▸ Your task:
Repeat the material in full. Keep every line exactly as it is.

▸ Data section:

▬▬▬

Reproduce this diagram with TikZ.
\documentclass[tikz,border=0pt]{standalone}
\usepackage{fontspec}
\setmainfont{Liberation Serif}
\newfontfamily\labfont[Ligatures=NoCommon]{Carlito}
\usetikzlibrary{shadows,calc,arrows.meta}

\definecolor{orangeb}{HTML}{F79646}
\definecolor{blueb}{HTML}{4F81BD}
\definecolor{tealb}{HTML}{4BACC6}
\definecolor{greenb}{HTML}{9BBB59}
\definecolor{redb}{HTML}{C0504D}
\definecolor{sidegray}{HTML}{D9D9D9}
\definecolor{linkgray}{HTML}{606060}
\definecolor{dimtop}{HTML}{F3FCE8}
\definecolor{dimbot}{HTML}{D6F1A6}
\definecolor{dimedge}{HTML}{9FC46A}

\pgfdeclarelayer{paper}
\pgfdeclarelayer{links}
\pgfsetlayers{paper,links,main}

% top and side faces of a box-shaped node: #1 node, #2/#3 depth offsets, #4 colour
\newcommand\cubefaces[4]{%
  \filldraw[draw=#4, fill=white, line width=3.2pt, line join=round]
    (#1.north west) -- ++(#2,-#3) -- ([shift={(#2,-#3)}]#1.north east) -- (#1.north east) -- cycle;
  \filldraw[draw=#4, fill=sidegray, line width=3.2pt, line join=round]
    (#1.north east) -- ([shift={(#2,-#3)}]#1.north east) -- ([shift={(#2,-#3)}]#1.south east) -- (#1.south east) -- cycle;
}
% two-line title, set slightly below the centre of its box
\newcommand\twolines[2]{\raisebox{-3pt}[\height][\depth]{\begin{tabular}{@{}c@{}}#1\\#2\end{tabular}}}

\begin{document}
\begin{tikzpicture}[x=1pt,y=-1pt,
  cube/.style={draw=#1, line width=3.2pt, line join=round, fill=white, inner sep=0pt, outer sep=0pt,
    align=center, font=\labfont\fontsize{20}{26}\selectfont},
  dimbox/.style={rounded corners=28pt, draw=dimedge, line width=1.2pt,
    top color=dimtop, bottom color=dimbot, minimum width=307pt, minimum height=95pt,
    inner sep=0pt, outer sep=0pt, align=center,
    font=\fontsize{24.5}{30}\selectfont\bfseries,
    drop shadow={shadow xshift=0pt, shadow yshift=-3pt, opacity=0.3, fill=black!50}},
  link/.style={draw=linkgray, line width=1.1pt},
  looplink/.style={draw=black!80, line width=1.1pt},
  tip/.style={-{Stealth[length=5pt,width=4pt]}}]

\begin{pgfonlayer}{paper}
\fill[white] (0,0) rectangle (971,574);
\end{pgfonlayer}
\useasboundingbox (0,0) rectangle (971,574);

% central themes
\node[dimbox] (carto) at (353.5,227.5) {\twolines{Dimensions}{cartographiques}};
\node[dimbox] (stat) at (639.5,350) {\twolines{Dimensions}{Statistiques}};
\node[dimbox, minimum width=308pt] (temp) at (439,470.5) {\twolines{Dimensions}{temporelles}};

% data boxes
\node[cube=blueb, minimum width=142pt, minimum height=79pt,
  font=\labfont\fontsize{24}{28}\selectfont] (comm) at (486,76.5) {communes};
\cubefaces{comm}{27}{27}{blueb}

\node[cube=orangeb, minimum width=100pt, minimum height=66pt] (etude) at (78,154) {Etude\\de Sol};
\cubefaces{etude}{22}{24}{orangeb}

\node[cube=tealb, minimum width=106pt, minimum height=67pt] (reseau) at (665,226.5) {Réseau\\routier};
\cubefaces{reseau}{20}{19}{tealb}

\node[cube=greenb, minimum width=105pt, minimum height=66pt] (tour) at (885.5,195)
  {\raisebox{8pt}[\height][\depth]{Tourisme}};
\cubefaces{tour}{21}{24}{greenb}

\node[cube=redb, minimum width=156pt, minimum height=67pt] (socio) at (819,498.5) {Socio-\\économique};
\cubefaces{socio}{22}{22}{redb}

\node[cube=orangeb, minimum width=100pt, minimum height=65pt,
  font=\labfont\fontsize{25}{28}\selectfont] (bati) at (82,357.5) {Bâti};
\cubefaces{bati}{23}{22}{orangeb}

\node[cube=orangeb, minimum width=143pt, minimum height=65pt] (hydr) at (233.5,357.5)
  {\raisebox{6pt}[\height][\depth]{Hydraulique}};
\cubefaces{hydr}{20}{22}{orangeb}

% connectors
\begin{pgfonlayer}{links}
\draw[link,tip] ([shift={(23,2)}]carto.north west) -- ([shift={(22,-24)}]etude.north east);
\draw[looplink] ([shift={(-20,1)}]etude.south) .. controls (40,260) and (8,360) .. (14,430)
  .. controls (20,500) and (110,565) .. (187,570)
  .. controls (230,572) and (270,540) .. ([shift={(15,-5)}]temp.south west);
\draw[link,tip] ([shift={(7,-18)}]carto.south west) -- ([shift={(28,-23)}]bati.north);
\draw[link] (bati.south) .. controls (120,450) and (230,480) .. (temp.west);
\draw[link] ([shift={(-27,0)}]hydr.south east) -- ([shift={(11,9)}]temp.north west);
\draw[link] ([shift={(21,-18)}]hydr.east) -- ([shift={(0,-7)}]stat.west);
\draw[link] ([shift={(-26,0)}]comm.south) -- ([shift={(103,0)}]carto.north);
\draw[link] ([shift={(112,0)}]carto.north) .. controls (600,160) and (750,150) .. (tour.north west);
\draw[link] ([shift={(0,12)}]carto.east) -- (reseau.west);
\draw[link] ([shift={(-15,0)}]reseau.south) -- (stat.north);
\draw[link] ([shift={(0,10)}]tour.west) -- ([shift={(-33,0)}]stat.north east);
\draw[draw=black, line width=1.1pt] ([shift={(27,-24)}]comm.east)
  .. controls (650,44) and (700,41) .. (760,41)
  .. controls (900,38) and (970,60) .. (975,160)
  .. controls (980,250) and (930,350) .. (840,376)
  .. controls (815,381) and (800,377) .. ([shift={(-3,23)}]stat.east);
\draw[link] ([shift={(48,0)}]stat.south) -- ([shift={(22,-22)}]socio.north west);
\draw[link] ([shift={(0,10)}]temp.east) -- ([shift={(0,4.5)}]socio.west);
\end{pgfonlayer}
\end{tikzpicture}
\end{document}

▬▬▬

▸ Response to the task:
Reproduce this diagram with TikZ.
\documentclass[tikz,border=0pt]{standalone}
\usepackage{fontspec}
\setmainfont{Liberation Serif}
\newfontfamily\labfont[Ligatures=NoCommon]{Carlito}
\usetikzlibrary{shadows,calc,arrows.meta}

\definecolor{orangeb}{HTML}{F79646}
\definecolor{blueb}{HTML}{4F81BD}
\definecolor{tealb}{HTML}{4BACC6}
\definecolor{greenb}{HTML}{9BBB59}
\definecolor{redb}{HTML}{C0504D}
\definecolor{sidegray}{HTML}{D9D9D9}
\definecolor{linkgray}{HTML}{606060}
\definecolor{dimtop}{HTML}{F3FCE8}
\definecolor{dimbot}{HTML}{D6F1A6}
\definecolor{dimedge}{HTML}{9FC46A}

\pgfdeclarelayer{paper}
\pgfdeclarelayer{links}
\pgfsetlayers{paper,links,main}

% top and side faces of a box-shaped node: #1 node, #2/#3 depth offsets, #4 colour
\newcommand\cubefaces[4]{%
  \filldraw[draw=#4, fill=white, line width=3.2pt, line join=round]
    (#1.north west) -- ++(#2,-#3) -- ([shift={(#2,-#3)}]#1.north east) -- (#1.north east) -- cycle;
  \filldraw[draw=#4, fill=sidegray, line width=3.2pt, line join=round]
    (#1.north east) -- ([shift={(#2,-#3)}]#1.north east) -- ([shift={(#2,-#3)}]#1.south east) -- (#1.south east) -- cycle;
}
% two-line title, set slightly below the centre of its box
\newcommand\twolines[2]{\raisebox{-3pt}[\height][\depth]{\begin{tabular}{@{}c@{}}#1\\#2\end{tabular}}}

\begin{document}
\begin{tikzpicture}[x=1pt,y=-1pt,
  cube/.style={draw=#1, line width=3.2pt, line join=round, fill=white, inner sep=0pt, outer sep=0pt,
    align=center, font=\labfont\fontsize{20}{26}\selectfont},
  dimbox/.style={rounded corners=28pt, draw=dimedge, line width=1.2pt,
    top color=dimtop, bottom color=dimbot, minimum width=307pt, minimum height=95pt,
    inner sep=0pt, outer sep=0pt, align=center,
    font=\fontsize{24.5}{30}\selectfont\bfseries,
    drop shadow={shadow xshift=0pt, shadow yshift=-3pt, opacity=0.3, fill=black!50}},
  link/.style={draw=linkgray, line width=1.1pt},
  looplink/.style={draw=black!80, line width=1.1pt},
  tip/.style={-{Stealth[length=5pt,width=4pt]}}]

\begin{pgfonlayer}{paper}
\fill[white] (0,0) rectangle (971,574);
\end{pgfonlayer}
\useasboundingbox (0,0) rectangle (971,574);

% central themes
\node[dimbox] (carto) at (353.5,227.5) {\twolines{Dimensions}{cartographiques}};
\node[dimbox] (stat) at (639.5,350) {\twolines{Dimensions}{Statistiques}};
\node[dimbox, minimum width=308pt] (temp) at (439,470.5) {\twolines{Dimensions}{temporelles}};

% data boxes
\node[cube=blueb, minimum width=142pt, minimum height=79pt,
  font=\labfont\fontsize{24}{28}\selectfont] (comm) at (486,76.5) {communes};
\cubefaces{comm}{27}{27}{blueb}

\node[cube=orangeb, minimum width=100pt, minimum height=66pt] (etude) at (78,154) {Etude\\de Sol};
\cubefaces{etude}{22}{24}{orangeb}

\node[cube=tealb, minimum width=106pt, minimum height=67pt] (reseau) at (665,226.5) {Réseau\\routier};
\cubefaces{reseau}{20}{19}{tealb}

\node[cube=greenb, minimum width=105pt, minimum height=66pt] (tour) at (885.5,195)
  {\raisebox{8pt}[\height][\depth]{Tourisme}};
\cubefaces{tour}{21}{24}{greenb}

\node[cube=redb, minimum width=156pt, minimum height=67pt] (socio) at (819,498.5) {Socio-\\économique};
\cubefaces{socio}{22}{22}{redb}

\node[cube=orangeb, minimum width=100pt, minimum height=65pt,
  font=\labfont\fontsize{25}{28}\selectfont] (bati) at (82,357.5) {Bâti};
\cubefaces{bati}{23}{22}{orangeb}

\node[cube=orangeb, minimum width=143pt, minimum height=65pt] (hydr) at (233.5,357.5)
  {\raisebox{6pt}[\height][\depth]{Hydraulique}};
\cubefaces{hydr}{20}{22}{orangeb}

% connectors
\begin{pgfonlayer}{links}
\draw[link,tip] ([shift={(23,2)}]carto.north west) -- ([shift={(22,-24)}]etude.north east);
\draw[looplink] ([shift={(-20,1)}]etude.south) .. controls (40,260) and (8,360) .. (14,430)
  .. controls (20,500) and (110,565) .. (187,570)
  .. controls (230,572) and (270,540) .. ([shift={(15,-5)}]temp.south west);
\draw[link,tip] ([shift={(7,-18)}]carto.south west) -- ([shift={(28,-23)}]bati.north);
\draw[link] (bati.south) .. controls (120,450) and (230,480) .. (temp.west);
\draw[link] ([shift={(-27,0)}]hydr.south east) -- ([shift={(11,9)}]temp.north west);
\draw[link] ([shift={(21,-18)}]hydr.east) -- ([shift={(0,-7)}]stat.west);
\draw[link] ([shift={(-26,0)}]comm.south) -- ([shift={(103,0)}]carto.north);
\draw[link] ([shift={(112,0)}]carto.north) .. controls (600,160) and (750,150) .. (tour.north west);
\draw[link] ([shift={(0,12)}]carto.east) -- (reseau.west);
\draw[link] ([shift={(-15,0)}]reseau.south) -- (stat.north);
\draw[link] ([shift={(0,10)}]tour.west) -- ([shift={(-33,0)}]stat.north east);
\draw[draw=black, line width=1.1pt] ([shift={(27,-24)}]comm.east)
  .. controls (650,44) and (700,41) .. (760,41)
  .. controls (900,38) and (970,60) .. (975,160)
  .. controls (980,250) and (930,350) .. (840,376)
  .. controls (815,381) and (800,377) .. ([shift={(-3,23)}]stat.east);
\draw[link] ([shift={(48,0)}]stat.south) -- ([shift={(22,-22)}]socio.north west);
\draw[link] ([shift={(0,10)}]temp.east) -- ([shift={(0,4.5)}]socio.west);
\end{pgfonlayer}
\end{tikzpicture}
\end{document}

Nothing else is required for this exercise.